◆ **What to produce**: Search the listing below for the word "diagram" and copy each line that holds it.

◆ **Extracted entries**:
##########

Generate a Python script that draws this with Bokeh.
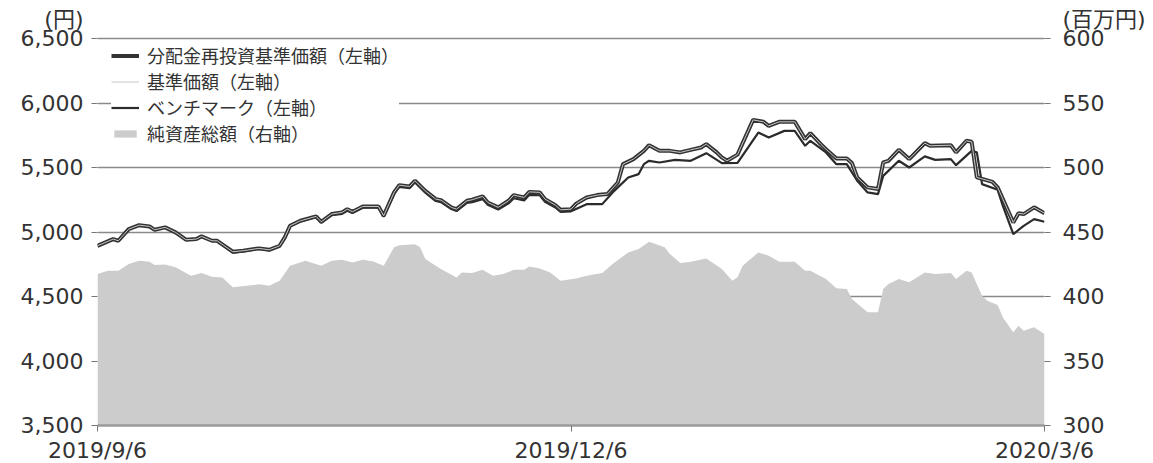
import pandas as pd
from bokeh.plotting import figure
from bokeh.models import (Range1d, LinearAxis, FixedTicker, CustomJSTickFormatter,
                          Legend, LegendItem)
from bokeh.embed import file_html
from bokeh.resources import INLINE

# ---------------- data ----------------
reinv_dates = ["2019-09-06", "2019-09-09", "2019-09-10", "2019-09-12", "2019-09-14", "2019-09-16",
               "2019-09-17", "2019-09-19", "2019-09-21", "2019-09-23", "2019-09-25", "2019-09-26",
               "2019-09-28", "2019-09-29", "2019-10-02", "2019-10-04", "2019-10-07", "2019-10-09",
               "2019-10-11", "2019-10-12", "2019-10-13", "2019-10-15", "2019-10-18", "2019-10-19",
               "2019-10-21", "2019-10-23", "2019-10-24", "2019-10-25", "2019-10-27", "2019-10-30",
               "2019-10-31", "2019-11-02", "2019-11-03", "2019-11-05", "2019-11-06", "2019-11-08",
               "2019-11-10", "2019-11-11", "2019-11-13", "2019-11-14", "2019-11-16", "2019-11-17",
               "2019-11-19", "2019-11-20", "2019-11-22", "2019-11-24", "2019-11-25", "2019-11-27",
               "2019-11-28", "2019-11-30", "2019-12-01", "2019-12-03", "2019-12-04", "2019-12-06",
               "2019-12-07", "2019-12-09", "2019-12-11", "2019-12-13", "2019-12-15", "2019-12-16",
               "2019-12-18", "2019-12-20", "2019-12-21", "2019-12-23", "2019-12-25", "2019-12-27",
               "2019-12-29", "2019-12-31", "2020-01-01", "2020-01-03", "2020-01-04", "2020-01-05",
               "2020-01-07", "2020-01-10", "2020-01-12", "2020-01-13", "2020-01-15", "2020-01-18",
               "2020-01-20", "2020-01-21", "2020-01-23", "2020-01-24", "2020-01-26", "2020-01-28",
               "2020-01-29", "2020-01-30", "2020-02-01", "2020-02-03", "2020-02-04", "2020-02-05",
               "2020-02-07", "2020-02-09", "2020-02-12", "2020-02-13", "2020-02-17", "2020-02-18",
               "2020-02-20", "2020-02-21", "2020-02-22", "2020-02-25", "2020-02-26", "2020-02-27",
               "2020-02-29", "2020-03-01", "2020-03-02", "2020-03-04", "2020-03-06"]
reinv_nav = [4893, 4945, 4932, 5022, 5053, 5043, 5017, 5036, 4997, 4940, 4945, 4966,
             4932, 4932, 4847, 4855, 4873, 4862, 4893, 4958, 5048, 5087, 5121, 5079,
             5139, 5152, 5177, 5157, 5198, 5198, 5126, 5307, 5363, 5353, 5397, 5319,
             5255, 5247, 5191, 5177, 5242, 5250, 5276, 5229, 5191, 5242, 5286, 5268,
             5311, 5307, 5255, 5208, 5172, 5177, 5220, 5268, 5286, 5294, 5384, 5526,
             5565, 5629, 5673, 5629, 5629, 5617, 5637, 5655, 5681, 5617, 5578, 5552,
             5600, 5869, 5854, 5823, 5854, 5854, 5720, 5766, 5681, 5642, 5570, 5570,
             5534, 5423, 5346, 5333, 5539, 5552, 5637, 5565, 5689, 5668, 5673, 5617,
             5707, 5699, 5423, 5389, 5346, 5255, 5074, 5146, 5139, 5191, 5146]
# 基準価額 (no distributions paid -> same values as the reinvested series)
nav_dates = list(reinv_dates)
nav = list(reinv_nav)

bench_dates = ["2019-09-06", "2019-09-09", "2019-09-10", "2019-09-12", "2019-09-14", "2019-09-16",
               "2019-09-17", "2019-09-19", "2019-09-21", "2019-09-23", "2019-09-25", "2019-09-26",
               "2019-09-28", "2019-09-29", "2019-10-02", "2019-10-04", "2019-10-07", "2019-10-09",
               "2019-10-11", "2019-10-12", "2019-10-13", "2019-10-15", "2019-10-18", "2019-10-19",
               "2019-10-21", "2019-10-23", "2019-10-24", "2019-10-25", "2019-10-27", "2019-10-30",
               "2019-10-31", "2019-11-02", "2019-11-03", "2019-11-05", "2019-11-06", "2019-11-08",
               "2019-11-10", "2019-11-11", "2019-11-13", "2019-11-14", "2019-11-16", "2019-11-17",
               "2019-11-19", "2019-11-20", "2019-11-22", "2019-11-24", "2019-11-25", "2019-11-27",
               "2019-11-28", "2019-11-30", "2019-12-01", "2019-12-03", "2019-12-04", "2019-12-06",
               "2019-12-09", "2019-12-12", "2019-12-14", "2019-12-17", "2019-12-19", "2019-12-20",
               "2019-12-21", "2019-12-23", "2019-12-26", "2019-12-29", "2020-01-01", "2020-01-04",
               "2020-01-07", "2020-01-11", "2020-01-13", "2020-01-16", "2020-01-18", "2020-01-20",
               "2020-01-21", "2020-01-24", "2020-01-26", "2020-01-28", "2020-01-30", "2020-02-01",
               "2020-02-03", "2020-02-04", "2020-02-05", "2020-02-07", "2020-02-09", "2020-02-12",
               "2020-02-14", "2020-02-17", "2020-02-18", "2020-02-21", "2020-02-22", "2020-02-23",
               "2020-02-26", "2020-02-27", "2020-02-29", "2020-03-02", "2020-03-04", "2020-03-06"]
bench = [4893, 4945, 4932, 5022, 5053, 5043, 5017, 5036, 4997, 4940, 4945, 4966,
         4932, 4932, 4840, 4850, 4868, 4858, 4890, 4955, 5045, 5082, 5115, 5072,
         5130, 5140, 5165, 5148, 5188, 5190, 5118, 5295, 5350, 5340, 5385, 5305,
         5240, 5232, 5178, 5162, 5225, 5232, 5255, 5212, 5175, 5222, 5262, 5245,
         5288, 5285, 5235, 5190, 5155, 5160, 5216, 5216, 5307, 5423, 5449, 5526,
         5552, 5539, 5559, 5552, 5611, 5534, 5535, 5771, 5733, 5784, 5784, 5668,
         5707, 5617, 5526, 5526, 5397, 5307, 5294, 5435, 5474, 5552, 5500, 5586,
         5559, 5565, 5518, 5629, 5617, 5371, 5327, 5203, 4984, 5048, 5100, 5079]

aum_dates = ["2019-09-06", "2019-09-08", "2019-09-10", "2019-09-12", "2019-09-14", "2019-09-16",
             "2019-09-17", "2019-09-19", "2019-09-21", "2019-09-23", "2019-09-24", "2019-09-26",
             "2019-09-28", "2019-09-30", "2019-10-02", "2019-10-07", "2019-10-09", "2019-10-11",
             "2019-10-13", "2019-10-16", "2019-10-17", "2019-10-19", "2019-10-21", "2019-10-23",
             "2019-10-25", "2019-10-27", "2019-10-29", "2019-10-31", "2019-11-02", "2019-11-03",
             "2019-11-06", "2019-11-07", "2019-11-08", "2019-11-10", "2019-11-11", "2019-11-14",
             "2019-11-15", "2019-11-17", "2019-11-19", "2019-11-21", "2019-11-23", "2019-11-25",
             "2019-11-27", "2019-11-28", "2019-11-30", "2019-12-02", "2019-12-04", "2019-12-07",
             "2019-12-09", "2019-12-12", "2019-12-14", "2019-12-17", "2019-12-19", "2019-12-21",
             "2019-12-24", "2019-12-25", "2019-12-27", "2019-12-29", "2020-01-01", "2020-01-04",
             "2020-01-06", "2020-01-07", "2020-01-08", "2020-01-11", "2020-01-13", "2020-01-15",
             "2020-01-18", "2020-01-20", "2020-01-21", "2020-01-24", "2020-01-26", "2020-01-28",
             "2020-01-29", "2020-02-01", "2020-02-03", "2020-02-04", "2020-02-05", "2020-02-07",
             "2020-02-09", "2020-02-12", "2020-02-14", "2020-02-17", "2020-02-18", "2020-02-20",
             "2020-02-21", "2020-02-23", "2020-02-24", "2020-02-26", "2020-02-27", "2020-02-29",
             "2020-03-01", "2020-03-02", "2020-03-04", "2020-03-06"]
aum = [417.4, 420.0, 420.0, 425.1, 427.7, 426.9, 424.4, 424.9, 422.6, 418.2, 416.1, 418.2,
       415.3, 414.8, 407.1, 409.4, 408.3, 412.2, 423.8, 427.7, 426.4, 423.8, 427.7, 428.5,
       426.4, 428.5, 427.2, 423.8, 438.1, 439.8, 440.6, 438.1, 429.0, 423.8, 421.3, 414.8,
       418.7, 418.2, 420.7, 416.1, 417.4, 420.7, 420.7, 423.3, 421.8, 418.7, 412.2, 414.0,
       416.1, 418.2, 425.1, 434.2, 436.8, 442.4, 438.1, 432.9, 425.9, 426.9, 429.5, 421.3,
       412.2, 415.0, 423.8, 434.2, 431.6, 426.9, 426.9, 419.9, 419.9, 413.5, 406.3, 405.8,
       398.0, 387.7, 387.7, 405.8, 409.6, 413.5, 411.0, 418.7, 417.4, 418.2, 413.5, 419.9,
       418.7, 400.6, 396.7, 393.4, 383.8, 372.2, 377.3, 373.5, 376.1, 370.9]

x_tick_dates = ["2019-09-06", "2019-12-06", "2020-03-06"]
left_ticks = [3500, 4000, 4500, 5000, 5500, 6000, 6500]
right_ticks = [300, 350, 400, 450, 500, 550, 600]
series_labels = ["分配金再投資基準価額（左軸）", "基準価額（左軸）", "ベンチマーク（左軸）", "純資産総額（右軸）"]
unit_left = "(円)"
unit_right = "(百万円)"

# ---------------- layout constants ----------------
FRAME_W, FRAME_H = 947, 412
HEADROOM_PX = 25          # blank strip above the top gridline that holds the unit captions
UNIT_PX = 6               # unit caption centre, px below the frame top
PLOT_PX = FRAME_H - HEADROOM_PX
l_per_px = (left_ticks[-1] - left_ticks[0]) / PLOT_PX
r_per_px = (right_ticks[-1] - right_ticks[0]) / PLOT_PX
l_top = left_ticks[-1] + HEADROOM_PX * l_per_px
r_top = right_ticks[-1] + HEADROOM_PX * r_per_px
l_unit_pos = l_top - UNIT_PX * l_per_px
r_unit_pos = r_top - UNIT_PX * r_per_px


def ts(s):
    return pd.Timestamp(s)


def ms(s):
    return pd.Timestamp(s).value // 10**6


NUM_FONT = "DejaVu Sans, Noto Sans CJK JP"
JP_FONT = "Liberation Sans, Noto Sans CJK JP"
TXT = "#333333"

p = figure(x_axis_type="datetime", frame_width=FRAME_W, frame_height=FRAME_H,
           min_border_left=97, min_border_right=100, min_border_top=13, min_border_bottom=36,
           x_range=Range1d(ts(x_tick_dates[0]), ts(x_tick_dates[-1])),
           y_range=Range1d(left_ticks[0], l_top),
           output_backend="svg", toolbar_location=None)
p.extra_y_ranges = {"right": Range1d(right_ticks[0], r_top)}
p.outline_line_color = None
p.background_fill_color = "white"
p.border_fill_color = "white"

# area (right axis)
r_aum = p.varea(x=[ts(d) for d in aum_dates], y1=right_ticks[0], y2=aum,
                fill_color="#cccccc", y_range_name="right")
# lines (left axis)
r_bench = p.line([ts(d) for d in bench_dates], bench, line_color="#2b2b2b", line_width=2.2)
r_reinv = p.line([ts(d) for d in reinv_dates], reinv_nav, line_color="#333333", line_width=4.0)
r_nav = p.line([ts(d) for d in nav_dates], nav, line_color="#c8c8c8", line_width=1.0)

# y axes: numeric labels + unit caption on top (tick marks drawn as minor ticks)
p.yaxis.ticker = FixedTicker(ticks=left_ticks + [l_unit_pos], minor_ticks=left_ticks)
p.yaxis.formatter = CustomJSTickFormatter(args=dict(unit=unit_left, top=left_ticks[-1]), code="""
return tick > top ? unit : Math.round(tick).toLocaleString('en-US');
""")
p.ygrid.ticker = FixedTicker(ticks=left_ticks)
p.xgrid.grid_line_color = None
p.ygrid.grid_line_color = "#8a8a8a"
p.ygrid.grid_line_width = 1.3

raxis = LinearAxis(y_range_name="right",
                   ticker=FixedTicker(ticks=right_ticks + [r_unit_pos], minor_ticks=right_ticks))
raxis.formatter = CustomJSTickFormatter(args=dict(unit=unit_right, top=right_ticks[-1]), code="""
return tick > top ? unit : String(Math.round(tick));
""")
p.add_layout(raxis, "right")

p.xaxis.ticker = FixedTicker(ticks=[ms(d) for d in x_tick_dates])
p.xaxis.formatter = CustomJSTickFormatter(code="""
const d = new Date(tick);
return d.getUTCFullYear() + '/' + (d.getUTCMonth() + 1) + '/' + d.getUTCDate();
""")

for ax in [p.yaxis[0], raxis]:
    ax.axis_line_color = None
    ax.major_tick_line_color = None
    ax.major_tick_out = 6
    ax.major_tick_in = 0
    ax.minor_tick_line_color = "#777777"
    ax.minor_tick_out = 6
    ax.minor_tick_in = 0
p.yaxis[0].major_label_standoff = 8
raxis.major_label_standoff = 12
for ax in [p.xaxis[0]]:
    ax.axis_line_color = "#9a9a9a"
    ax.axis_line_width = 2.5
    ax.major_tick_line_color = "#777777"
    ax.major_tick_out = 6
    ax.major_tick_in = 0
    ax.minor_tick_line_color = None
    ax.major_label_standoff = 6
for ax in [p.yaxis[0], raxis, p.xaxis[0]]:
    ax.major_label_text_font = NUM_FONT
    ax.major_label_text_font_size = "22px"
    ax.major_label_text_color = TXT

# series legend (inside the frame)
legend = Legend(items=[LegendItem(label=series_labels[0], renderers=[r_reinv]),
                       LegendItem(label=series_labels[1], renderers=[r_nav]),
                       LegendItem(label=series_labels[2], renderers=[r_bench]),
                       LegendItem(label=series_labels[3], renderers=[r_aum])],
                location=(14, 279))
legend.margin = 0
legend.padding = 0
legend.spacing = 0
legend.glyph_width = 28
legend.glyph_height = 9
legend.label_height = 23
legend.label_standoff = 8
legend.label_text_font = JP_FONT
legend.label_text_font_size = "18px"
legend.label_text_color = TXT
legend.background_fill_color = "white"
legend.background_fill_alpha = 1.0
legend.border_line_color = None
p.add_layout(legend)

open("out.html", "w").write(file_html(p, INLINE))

##########

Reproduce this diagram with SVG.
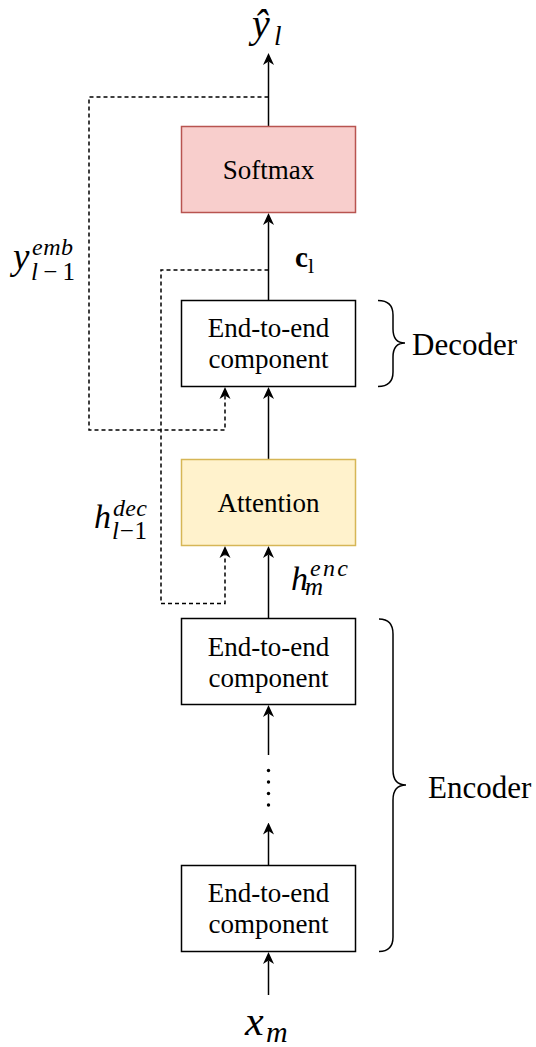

##########

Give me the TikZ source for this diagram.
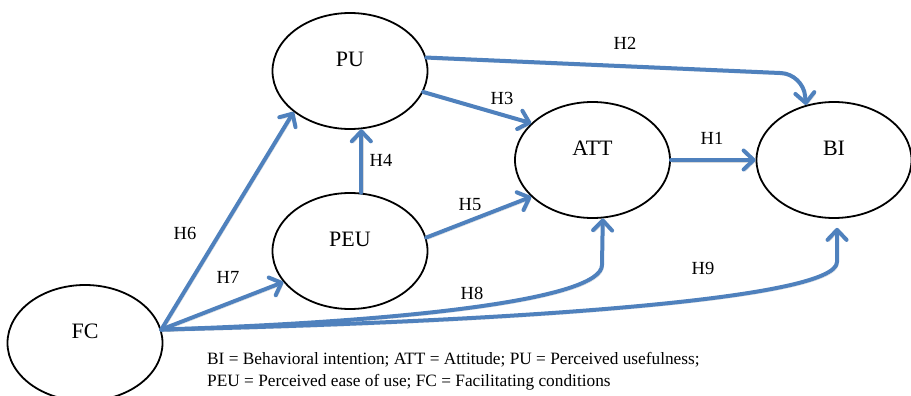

##########

◆ **Written answer**:
Reproduce this diagram with SVG.
Give me the TikZ source for this diagram.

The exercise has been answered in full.